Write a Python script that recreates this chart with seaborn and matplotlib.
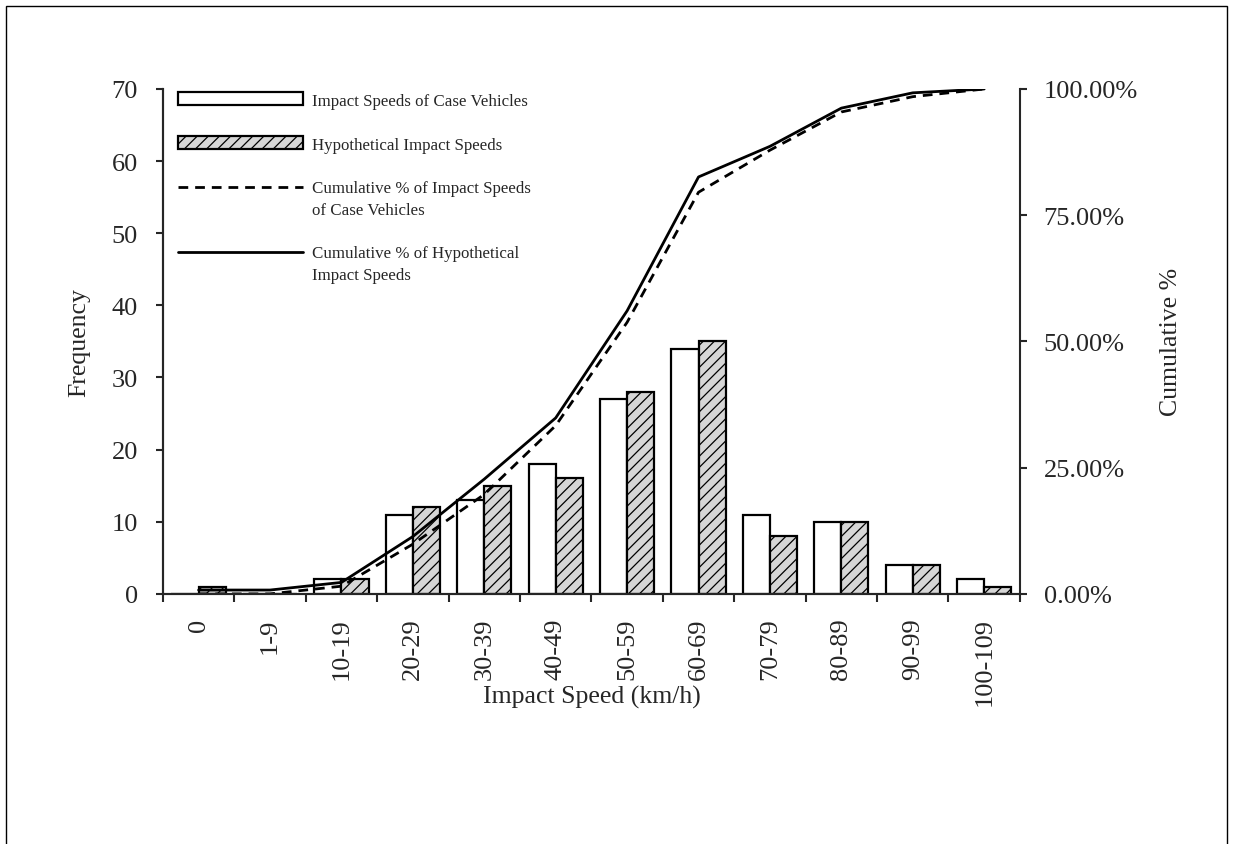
import numpy as np
import pandas as pd
import seaborn as sns
import matplotlib.pyplot as plt
from matplotlib.patches import Patch, Rectangle
from matplotlib.lines import Line2D
from matplotlib.legend_handler import HandlerLine2D

speed_bins = ['0', '1-9', '10-19', '20-29', '30-39', '40-49', '50-59',
              '60-69', '70-79', '80-89', '90-99', '100-109']
case_freq = [0, 0, 2, 11, 13, 18, 27, 34, 11, 10, 4, 2]
hypo_freq = [1, 0, 2, 12, 15, 16, 28, 35, 8, 10, 4, 1]
# cumulative percentages
case_cum = [0.0, 0.0, 1.52, 9.85, 19.70, 33.33, 53.79, 79.55, 87.88, 95.45, 98.48, 100.0]
hypo_cum = [0.76, 0.76, 2.27, 11.36, 22.73, 34.85, 56.06, 82.58, 88.64, 96.21, 99.24, 100.0]

case_label = 'Impact Speeds of Case Vehicles'
hypo_label = 'Hypothetical Impact Speeds'
case_cum_label = 'Cumulative % of Impact Speeds\nof Case Vehicles'
hypo_cum_label = 'Cumulative % of Hypothetical\nImpact Speeds'

sns.set_style('ticks')
plt.rcParams['font.family'] = ['Liberation Serif', 'DejaVu Serif']
plt.rcParams['hatch.linewidth'] = 0.9
plt.rcParams['axes.linewidth'] = 1.5

df = pd.DataFrame({
    'Speed': speed_bins * 2,
    'Frequency': case_freq + hypo_freq,
    'Series': [case_label] * len(speed_bins) + [hypo_label] * len(speed_bins),
})

fig = plt.figure(figsize=(12.34, 8.45), dpi=100)
ax = fig.add_axes([0.132, 0.296, 0.6945, 0.5975])

sns.barplot(data=df, x='Speed', y='Frequency', hue='Series', order=speed_bins,
            hue_order=[case_label, hypo_label], palette=['white', '#d6d6d6'],
            edgecolor='black', linewidth=1.6, width=0.76, gap=0, legend=False, ax=ax)
for bar in ax.containers[1]:
    bar.set_hatch('///')

ax.set_xlim(-0.5, len(speed_bins) - 0.5)
ax.set_ylim(0, 70)
ax.set_yticks(range(0, 71, 10))
ax.set_xticks(range(len(speed_bins)))
ax.set_xticklabels(speed_bins, rotation=90)
ax.set_xticks(np.arange(-0.5, len(speed_bins), 1), minor=True)
ax.tick_params(axis='x', which='major', length=0, pad=17, labelsize=19)
ax.tick_params(axis='x', which='minor', length=6, width=1.5)
ax.tick_params(axis='y', length=5, width=1.5, pad=13, labelsize=19)
ax.spines['top'].set_visible(False)
ax.spines['right'].set_visible(False)
ax.set_xlabel('Impact Speed (km/h)', fontsize=18.5)
ax.set_ylabel('Frequency', fontsize=18.5)
ax.xaxis.set_label_coords(0.5, -0.18)
ax.yaxis.set_label_coords(-0.085, 0.5)

ax2 = ax.twinx()
sns.lineplot(x=speed_bins, y=case_cum, ax=ax2, color='black', linewidth=2.0, sort=False)
sns.lineplot(x=speed_bins, y=hypo_cum, ax=ax2, color='black', linewidth=2.0, sort=False)
ax2.lines[0].set_dashes((3.5, 2.5))
ax2.set_ylim(0, 100)
ax2.set_yticks([0, 25, 50, 75, 100])
ax2.set_yticklabels([f'{v:.2f}%' for v in [0, 25, 50, 75, 100]])
ax2.tick_params(axis='y', length=5, width=1.5, pad=12, labelsize=19)
ax2.spines['top'].set_visible(False)
ax2.set_ylabel('Cumulative %', fontsize=18.5)
ax2.yaxis.set_label_coords(1.163, 0.5)


class TopLine(HandlerLine2D):
    # put the line next to the first text line of a two-line label
    def create_artists(self, legend, orig_handle, xdescent, ydescent, width, height, fontsize, trans):
        artists = super().create_artists(legend, orig_handle, xdescent, ydescent,
                                         width, height, fontsize, trans)
        for a in artists:
            a.set_ydata(np.asarray(a.get_ydata()) + fontsize * 0.72)
        return artists


handles = [
    Patch(facecolor='white', edgecolor='black', linewidth=1.6),
    Patch(facecolor='#d6d6d6', edgecolor='black', linewidth=1.6, hatch='///'),
    Line2D([], [], color='black', linewidth=2.0, dashes=(3.5, 2.5)),
    Line2D([], [], color='black', linewidth=2.0),
]
leg = ax2.legend(handles, [case_label, hypo_label, case_cum_label, hypo_cum_label],
                 loc='upper left', bbox_to_anchor=(0.0175, 0.994), frameon=False,
                 fontsize=12.2, handlelength=7.4, handleheight=0.83, handletextpad=0.53,
                 labelspacing=1.62, borderpad=0, borderaxespad=0,
                 handler_map={Line2D: TopLine()})
for t in leg.get_texts():
    t.set_linespacing(1.5)

fig.add_artist(Rectangle((6 / 1234, -0.02), 1221 / 1234, 1.02 - 7 / 845,
                         transform=fig.transFigure, fill=False, linewidth=1.0,
                         edgecolor='black'))

fig.savefig('out.png', dpi=100)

_Your task_
Check each line of the listing above for the string "seaborn", then report only how many lines have it.

_Correct output_
2